____ Available data

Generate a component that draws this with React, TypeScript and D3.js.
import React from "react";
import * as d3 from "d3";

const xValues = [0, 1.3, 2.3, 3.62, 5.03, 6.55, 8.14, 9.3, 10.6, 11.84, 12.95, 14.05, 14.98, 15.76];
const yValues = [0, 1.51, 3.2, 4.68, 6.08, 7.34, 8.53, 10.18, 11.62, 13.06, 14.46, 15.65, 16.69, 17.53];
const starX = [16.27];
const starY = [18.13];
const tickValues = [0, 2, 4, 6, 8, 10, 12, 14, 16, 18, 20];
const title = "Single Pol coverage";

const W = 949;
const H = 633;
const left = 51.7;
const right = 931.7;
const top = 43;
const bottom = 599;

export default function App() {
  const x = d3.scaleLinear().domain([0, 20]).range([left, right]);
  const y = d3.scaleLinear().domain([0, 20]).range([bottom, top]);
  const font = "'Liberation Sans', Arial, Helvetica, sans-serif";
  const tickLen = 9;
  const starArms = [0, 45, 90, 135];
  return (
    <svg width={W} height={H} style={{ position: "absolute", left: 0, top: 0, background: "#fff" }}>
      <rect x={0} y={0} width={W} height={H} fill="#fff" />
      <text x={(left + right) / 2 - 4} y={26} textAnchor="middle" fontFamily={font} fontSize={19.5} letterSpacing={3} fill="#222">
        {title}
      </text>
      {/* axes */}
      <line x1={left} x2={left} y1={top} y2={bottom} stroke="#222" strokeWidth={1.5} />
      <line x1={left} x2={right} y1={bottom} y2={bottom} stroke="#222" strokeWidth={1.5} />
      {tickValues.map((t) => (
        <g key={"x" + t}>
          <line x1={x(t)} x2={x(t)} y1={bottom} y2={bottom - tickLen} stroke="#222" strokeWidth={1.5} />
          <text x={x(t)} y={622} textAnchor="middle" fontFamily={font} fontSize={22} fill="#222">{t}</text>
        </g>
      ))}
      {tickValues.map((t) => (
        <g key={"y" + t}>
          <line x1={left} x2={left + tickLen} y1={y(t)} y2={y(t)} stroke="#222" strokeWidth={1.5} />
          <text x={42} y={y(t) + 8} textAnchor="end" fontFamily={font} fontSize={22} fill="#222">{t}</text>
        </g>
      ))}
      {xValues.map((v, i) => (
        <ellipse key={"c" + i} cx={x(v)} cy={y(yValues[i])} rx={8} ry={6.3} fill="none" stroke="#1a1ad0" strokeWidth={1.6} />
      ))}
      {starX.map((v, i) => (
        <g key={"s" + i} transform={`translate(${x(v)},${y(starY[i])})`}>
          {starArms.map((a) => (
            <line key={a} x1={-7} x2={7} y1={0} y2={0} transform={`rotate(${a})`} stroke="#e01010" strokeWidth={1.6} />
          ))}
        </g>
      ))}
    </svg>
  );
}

________

• Exercise task:
Print, please, the lines above from the very first through the one that holds "const bottom = 599;", both included, word for word and with nothing else.

• Completed task:
Generate a component that draws this with React, TypeScript and D3.js.
import React from "react";
import * as d3 from "d3";

const xValues = [0, 1.3, 2.3, 3.62, 5.03, 6.55, 8.14, 9.3, 10.6, 11.84, 12.95, 14.05, 14.98, 15.76];
const yValues = [0, 1.51, 3.2, 4.68, 6.08, 7.34, 8.53, 10.18, 11.62, 13.06, 14.46, 15.65, 16.69, 17.53];
const starX = [16.27];
const starY = [18.13];
const tickValues = [0, 2, 4, 6, 8, 10, 12, 14, 16, 18, 20];
const title = "Single Pol coverage";

const W = 949;
const H = 633;
const left = 51.7;
const right = 931.7;
const top = 43;
const bottom = 599;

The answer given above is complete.